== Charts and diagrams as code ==
========================================
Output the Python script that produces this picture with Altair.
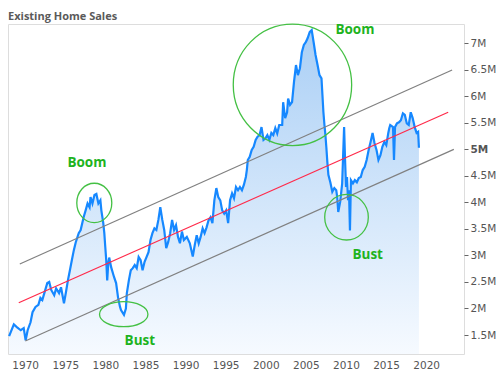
import altair as alt
import pandas as pd

# ---- Existing home sales (millions, SAAR) ----
years = [1968.0, 1968.59, 1968.96, 1969.45, 1969.82, 1970.06, 1970.31, 1970.67, 1970.92, 1971.29,
         1971.65, 1971.90, 1972.14, 1972.39, 1972.76, 1973.00, 1973.25, 1973.62, 1973.86, 1974.23,
         1974.47, 1974.84, 1975.09, 1975.33, 1975.58, 1975.82, 1976.07, 1976.31, 1976.68, 1976.92,
         1977.29, 1977.54, 1977.78, 1978.03, 1978.15, 1978.39, 1978.64, 1978.88, 1979.13, 1979.38,
         1979.50, 1979.74, 1979.87, 1979.99, 1980.11, 1980.23, 1980.36, 1980.48, 1980.72, 1981.09,
         1981.34, 1981.58, 1981.83, 1981.95, 1982.32, 1982.56, 1982.68, 1982.93, 1983.17, 1983.42,
         1983.66, 1983.91, 1984.15, 1984.40, 1984.64, 1984.89, 1985.13, 1985.38, 1985.63, 1985.87,
         1986.12, 1986.36, 1986.61, 1986.85, 1987.10, 1987.34, 1987.59, 1987.83, 1988.08, 1988.32,
         1988.57, 1988.81, 1989.06, 1989.30, 1989.55, 1989.79, 1990.16, 1990.53, 1990.90, 1991.15,
         1991.39, 1991.64, 1991.88, 1992.13, 1992.37, 1992.62, 1992.86, 1993.11, 1993.35, 1993.59,
         1993.84, 1994.08, 1994.33, 1994.57, 1994.82, 1995.06, 1995.31, 1995.55, 1995.80, 1996.04,
         1996.29, 1996.54, 1996.78, 1997.03, 1997.27, 1997.52, 1997.64, 1997.76, 1998.00, 1998.25,
         1998.49, 1998.74, 1998.98, 1999.23, 1999.47, 1999.72, 1999.96, 2000.20, 2000.45, 2000.70,
         2000.94, 2001.19, 2001.43, 2001.68, 2002.05, 2002.17, 2002.42, 2002.66, 2002.79, 2003.03,
         2003.28, 2003.52, 2003.77, 2004.01, 2004.26, 2004.50, 2004.75, 2004.99, 2005.23, 2005.48,
         2005.73, 2005.97, 2006.21, 2006.46, 2006.70, 2006.95, 2007.07, 2007.19, 2007.32, 2007.44,
         2007.56, 2007.68, 2007.81, 2008.05, 2008.30, 2008.55, 2008.79, 2008.91, 2009.04, 2009.28,
         2009.53, 2009.77, 2009.89, 2010.01, 2010.13, 2010.26, 2010.38, 2010.50, 2010.62, 2010.87,
         2011.11, 2011.36, 2011.60, 2011.85, 2012.09, 2012.34, 2012.58, 2012.83, 2013.07, 2013.32,
         2013.56, 2013.81, 2014.05, 2014.30, 2014.54, 2014.79, 2015.03, 2015.28, 2015.40, 2015.52,
         2015.87, 2015.99, 2016.12, 2016.36, 2016.61, 2016.85, 2017.10, 2017.34, 2017.59, 2017.83,
         2018.08, 2018.32, 2018.57, 2018.81, 2019.00, 2019.10]
sales = [1.48, 1.70, 1.65, 1.59, 1.63, 1.40, 1.59, 1.74, 1.93, 2.03,
         2.07, 2.20, 2.16, 2.29, 2.48, 2.50, 2.35, 2.25, 2.38, 2.29,
         2.40, 2.10, 2.31, 2.53, 2.72, 2.91, 3.10, 3.25, 3.42, 3.48,
         3.72, 3.85, 3.98, 3.91, 4.10, 3.98, 4.14, 4.16, 3.98, 4.04,
         3.85, 3.61, 3.42, 3.16, 2.91, 2.53, 2.85, 2.96, 2.78, 2.59,
         2.48, 2.21, 2.03, 1.97, 1.88, 2.00, 2.29, 2.53, 2.72, 2.76,
         2.82, 2.76, 2.97, 2.91, 2.72, 2.88, 2.97, 3.06, 3.29, 3.42,
         3.51, 3.48, 3.67, 3.91, 3.67, 3.48, 3.14, 3.25, 3.42, 3.67,
         3.48, 3.57, 3.35, 3.23, 3.45, 3.29, 3.35, 3.23, 2.98, 3.20,
         3.38, 3.23, 3.35, 3.51, 3.42, 3.53, 3.66, 3.72, 3.61, 4.04,
         4.27, 4.10, 4.04, 3.85, 3.79, 3.85, 3.61, 4.04, 4.17, 4.08,
         4.29, 4.23, 4.29, 4.23, 4.33, 4.48, 4.61, 4.80, 4.86, 4.99,
         5.05, 5.18, 5.24, 5.27, 5.42, 5.18, 5.21, 5.27, 5.18, 5.31,
         5.27, 5.40, 5.30, 5.46, 5.46, 5.89, 5.59, 5.70, 5.96, 5.84,
         5.89, 6.27, 6.59, 6.40, 6.53, 6.83, 6.97, 7.02, 7.10, 7.21,
         7.25, 7.02, 6.78, 6.59, 6.40, 6.34, 6.02, 5.70, 5.46, 5.27,
         5.03, 4.76, 4.52, 4.38, 4.20, 4.27, 4.23, 4.10, 3.82, 4.01,
         4.36, 5.42, 4.80, 4.29, 4.48, 4.04, 4.23, 3.47, 4.42, 4.36,
         4.42, 4.38, 4.46, 4.48, 4.61, 4.67, 4.80, 4.99, 5.14, 5.31,
         5.12, 4.99, 4.80, 4.89, 5.05, 5.14, 5.08, 5.31, 5.40, 5.46,
         5.42, 4.80, 5.42, 5.49, 5.51, 5.55, 5.68, 5.65, 5.49, 5.46,
         5.70, 5.59, 5.42, 5.31, 5.33, 5.03]

# ---- trend channel ----
mid_year = [1969.20, 2022.75]
mid_val = [2.108, 5.70]
upper_year = [1969.33, 2023.24]
upper_val = [2.838, 6.497]
lower_year = [1970.02, 2023.45]
lower_val = [1.386, 5.00]

# ---- annotations ----
circ_year = [1978.62, 1982.29, 2003.33, 2010.07]
circ_val = [3.99, 1.892, 6.217, 3.721]
circ_rx = [17.5, 24.2, 59.2, 21.8]
circ_ry = [19.7, 12.5, 60.8, 22.8]

label_text = ["Boom", "Bust", "Boom", "Bust"]
label_year = [1977.70, 1984.30, 2011.12, 2012.71]
label_val = [4.737, 1.386, 7.26, 3.008]

title_text = ["Existing Home Sales"]

y_ticks = [1.5, 2, 2.5, 3, 3.5, 4, 4.5, 5, 5.5, 6, 6.5, 7]
x_ticks = [1970, 1975, 1980, 1985, 1990, 1995, 2000, 2005, 2010, 2015, 2020]

Y_MIN, Y_MAX = 1.142, 7.364
X_MIN, X_MAX = 1967.86, 2024.72

df = pd.DataFrame({"year": years, "sales": sales})
trend_df = pd.DataFrame({
    "year": mid_year + upper_year + lower_year,
    "sales": mid_val + upper_val + lower_val,
    "line": ["mid"] * 2 + ["upper"] * 2 + ["lower"] * 2,
})


def ellipse_path(rx, ry):
    r = max(rx, ry)
    a, b = rx / r, ry / r
    k = 0.5523
    return (f"M {a} 0 C {a} {k*b} {k*a} {b} 0 {b} C {-k*a} {b} {-a} {k*b} {-a} 0 "
            f"C {-a} {-k*b} {-k*a} {-b} 0 {-b} C {k*a} {-b} {a} {-k*b} {a} 0 Z")


circ_df = pd.DataFrame({
    "year": circ_year,
    "sales": circ_val,
    "path": [ellipse_path(rx, ry) for rx, ry in zip(circ_rx, circ_ry)],
    "sz": [(2 * max(rx, ry)) ** 2 for rx, ry in zip(circ_rx, circ_ry)],
})
label_df = pd.DataFrame({"year": label_year, "sales": label_val, "text": label_text})
title_df = pd.DataFrame({"t": title_text})

xscale = alt.Scale(domain=[X_MIN, X_MAX], nice=False, zero=False)
yscale = alt.Scale(domain=[Y_MIN, Y_MAX], nice=False, zero=False)

x_axis = alt.Axis(values=x_ticks, format="d", title=None, ticks=False, domain=False,
                  grid=False, labelPadding=6, labelFont="DejaVu Sans", labelFontSize=10.5,
                  labelColor="#555555", labelOverlap=False)
y_axis = alt.Axis(values=y_ticks, orient="right", title=None, domain=False, grid=False,
                  tickSize=4, tickColor="#666666", labelPadding=2, labelOverlap=False,
                  labelExpr="datum.value + 'M'", labelFont="DejaVu Sans", labelFontSize=10.5,
                  labelColor="#555555",
                  labelFontWeight={"condition": {"test": "datum.value == 5", "value": "bold"},
                                   "value": "normal"})

X = alt.X("year:Q", scale=xscale, axis=x_axis, title=None)
Y = alt.Y("sales:Q", scale=yscale, axis=y_axis, title=None)

area = alt.Chart(df).mark_area(
    color=alt.Gradient(
        gradient="linear",
        stops=[alt.GradientStop(color="#aacff5", offset=0),
               alt.GradientStop(color="#f6faff", offset=1)],
        x1=1, x2=1, y1=0, y2=1,
    ),
    line=False,
).encode(x=X, y=Y, y2=alt.datum(Y_MIN))

line = alt.Chart(df).mark_line(color="#1688ff", strokeWidth=2.2).encode(x=X, y=Y)

trend = alt.Chart(trend_df).mark_line(strokeWidth=1.2).encode(
    x=X, y=Y,
    detail="line:N",
    color=alt.Color("line:N", scale=alt.Scale(domain=["mid", "upper", "lower"],
                                              range=["#ff2a4a", "#808080", "#808080"]),
                    legend=None),
)

circles = alt.Chart(circ_df).mark_point(filled=False, opacity=1, color="#44c044",
                                        strokeWidth=1.3).encode(
    x=X, y=Y,
    shape=alt.Shape("path:N", scale=None),
    size=alt.Size("sz:Q", scale=None),
)

labels = alt.Chart(label_df).mark_text(font="Open Sans", fontWeight="bold", fontSize=13.5,
                                       color="#1eb31e", align="center",
                                       baseline="middle").encode(
    x=X, y=Y, text="text:N",
)

title = alt.Chart(title_df).mark_text(font="Open Sans", fontWeight="bold", fontSize=11,
                                      color="#5a5a5a", align="left",
                                      baseline="alphabetic").encode(
    x=alt.value(0),
    y=alt.value(-4),
    text="t:N",
)

chart = alt.layer(area, line, trend, circles, labels, title).properties(
    width=456,
    height=330,
    autosize=alt.AutoSizeParams(type="none"),
    padding={"left": 0, "top": 16, "right": 32, "bottom": 18},
).configure_view(
    stroke="#666666", strokeWidth=1.4,
).configure_axis(
    labelOverlap=False,
).configure(background="white")

chart.save("out.html", embed_options={"renderer": "svg", "actions": False})
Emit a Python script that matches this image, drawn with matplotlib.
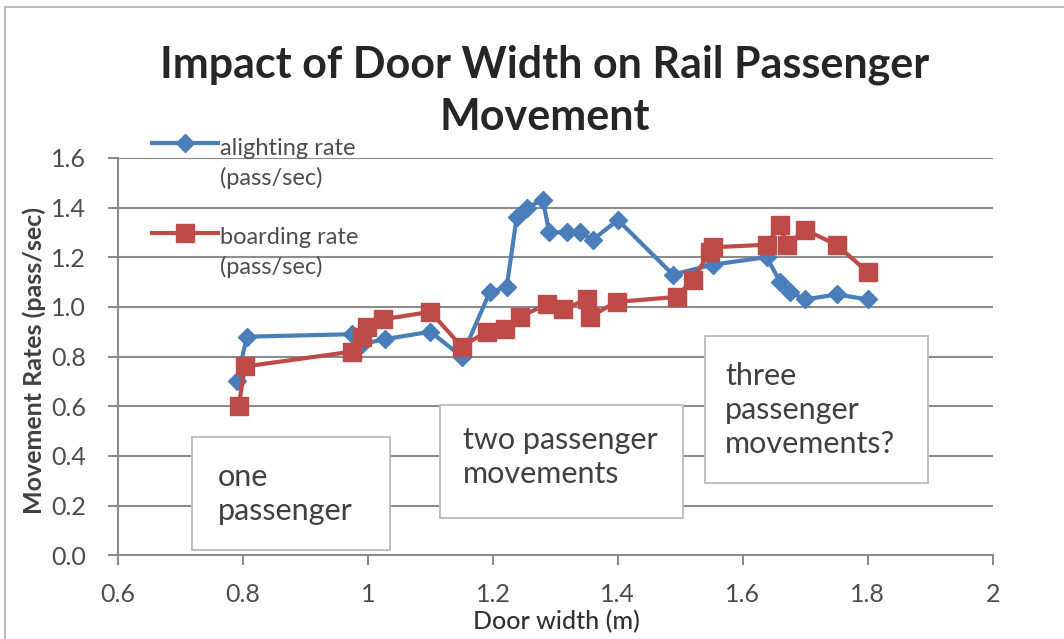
import matplotlib
matplotlib.use("Agg")
import matplotlib.pyplot as plt
from matplotlib.patches import Rectangle
from matplotlib.lines import Line2D

# door width (m) vs movement rate (pass/sec)
alight_x = [0.79, 0.806, 0.975, 0.99, 1.027, 1.10, 1.15, 1.195, 1.222, 1.238, 1.254,
            1.28, 1.29, 1.318, 1.339, 1.36, 1.40, 1.488, 1.552, 1.638, 1.66, 1.675,
            1.70, 1.75, 1.80]
alight_y = [0.70, 0.88, 0.89, 0.85, 0.87, 0.90, 0.80, 1.06, 1.08, 1.36, 1.40,
            1.43, 1.30, 1.30, 1.30, 1.27, 1.35, 1.13, 1.17, 1.20, 1.10, 1.06,
            1.03, 1.05, 1.03]

board_x = [0.793, 0.803, 0.975, 0.99, 0.998, 1.024, 1.10, 1.15, 1.19, 1.22, 1.243,
           1.286, 1.312, 1.35, 1.355, 1.398, 1.494, 1.52, 1.547, 1.552, 1.638, 1.66,
           1.67, 1.70, 1.75, 1.80]
board_y = [0.60, 0.76, 0.82, 0.88, 0.92, 0.95, 0.98, 0.84, 0.90, 0.91, 0.96,
           1.01, 0.99, 1.03, 0.96, 1.02, 1.04, 1.11, 1.22, 1.24, 1.25, 1.33,
           1.25, 1.31, 1.25, 1.14]

xticks = [0.6, 0.8, 1.0, 1.2, 1.4, 1.6, 1.8, 2.0]
xtick_labels = ["0.6", "0.8", "1", "1.2", "1.4", "1.6", "1.8", "2"]
yticks = [0.0, 0.2, 0.4, 0.6, 0.8, 1.0, 1.2, 1.4, 1.6]

series_labels = ["alighting rate\n(pass/sec)", "boarding rate\n(pass/sec)"]
notes = ["one\npassenger", "two passenger\nmovements", "three\npassenger\nmovements?"]

plt.rcParams['font.family'] = ['Lato', 'DejaVu Sans']
txt = '#404040'
lbl = '#4d4d4d'
grey = '#8c8c8c'
blue = '#4a7ebb'
red = '#be4b48'

fig = plt.figure(figsize=(10.64, 6.39), dpi=100)
# chart frame: only top and left edges show in the picture
fig.lines.append(Line2D([0.005, 1.0], [0.989, 0.989], transform=fig.transFigure,
                        color='#bbbbbb', lw=1.5))
fig.lines.append(Line2D([0.005, 0.005], [0.0, 0.989], transform=fig.transFigure,
                        color='#bbbbbb', lw=1.5))

ax = fig.add_axes([0.111, 0.131, 0.822, 0.622])
ax.set_xlim(0.6, 2.0)
ax.set_ylim(0, 1.6)
ax.set_xticks(xticks)
ax.set_xticklabels(xtick_labels)
ax.set_yticks(yticks)
ax.set_yticklabels([f"{v:.1f}" for v in yticks])
ax.grid(axis='y', color=grey, lw=1.5)
ax.set_axisbelow(True)
for s in ['top', 'right']:
    ax.spines[s].set_visible(False)
for s in ['left', 'bottom']:
    ax.spines[s].set_color(grey)
    ax.spines[s].set_linewidth(1.5)
ax.tick_params(axis='y', direction='out', length=7, width=1.5, color=grey,
               labelsize=18, labelcolor=lbl, pad=16)
ax.tick_params(axis='x', direction='out', length=7, width=1.5, color=grey,
               labelsize=18, labelcolor=lbl, pad=13)

ax.plot(alight_x, alight_y, color=blue, lw=3, marker='D', ms=9, zorder=3)
ax.plot(board_x, board_y, color=red, lw=3, marker='s', ms=13, zorder=4)

# legend drawn by hand, like the Excel one (handle on the first text line)
leg = [(1.038, 0.985, blue, 'D', 9), (0.811, 0.762, red, 's', 13)]
for lab, (hy, ty, c, m, ms) in zip(series_labels, leg):
    ax.plot([0.039, 0.114], [hy, hy], color=c, lw=3, transform=ax.transAxes, clip_on=False)
    ax.plot([0.077], [hy], color=c, marker=m, ms=ms, transform=ax.transAxes, clip_on=False)
    ax.text(0.117, ty, lab, transform=ax.transAxes, fontsize=17, color=lbl,
            va='center', ha='left', linespacing=1.45)

# annotation boxes
boxes = [(0.085, 0.013, 0.226, 0.284, 0.114, 0.155),
         (0.368, 0.093, 0.278, 0.285, 0.394, 0.248),
         (0.671, 0.181, 0.255, 0.371, 0.694, 0.365)]
for note, (bx, by, bw, bh, tx, ty) in zip(notes, boxes):
    ax.add_patch(Rectangle((bx, by), bw, bh, transform=ax.transAxes, fc='white',
                           ec='#bbbbbb', lw=1.3, zorder=5))
    ax.text(tx, ty, note, transform=ax.transAxes, fontsize=22, color=txt,
            va='center', ha='left', linespacing=1.25, zorder=6)

fig.text(0.523, 1 - 622 / 639, 'Door width (m)', ha='center', va='center',
         fontsize=18, color='#333333', fontweight='medium')
ax.set_ylabel('Movement Rates (pass/sec)', fontsize=18, color=txt, fontweight='bold')
ax.yaxis.set_label_coords(-0.082, 0.49)

fig.text(0.512, 0.858, 'Impact of Door Width on Rail Passenger\nMovement', ha='center',
         va='center', fontsize=31, fontweight='bold', color='#262626', linespacing=1.38)

fig.savefig('out.png', dpi=100)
========================================
== WORK INSTRUCTIONS ==
The lines from the start of the entries above through the one containing "import pandas as pd" are to be retyped exactly, and no others. Pictures are left out.

== EXPECTED ANSWER ==
Output the Python script that produces this picture with Altair.
import altair as alt
import pandas as pd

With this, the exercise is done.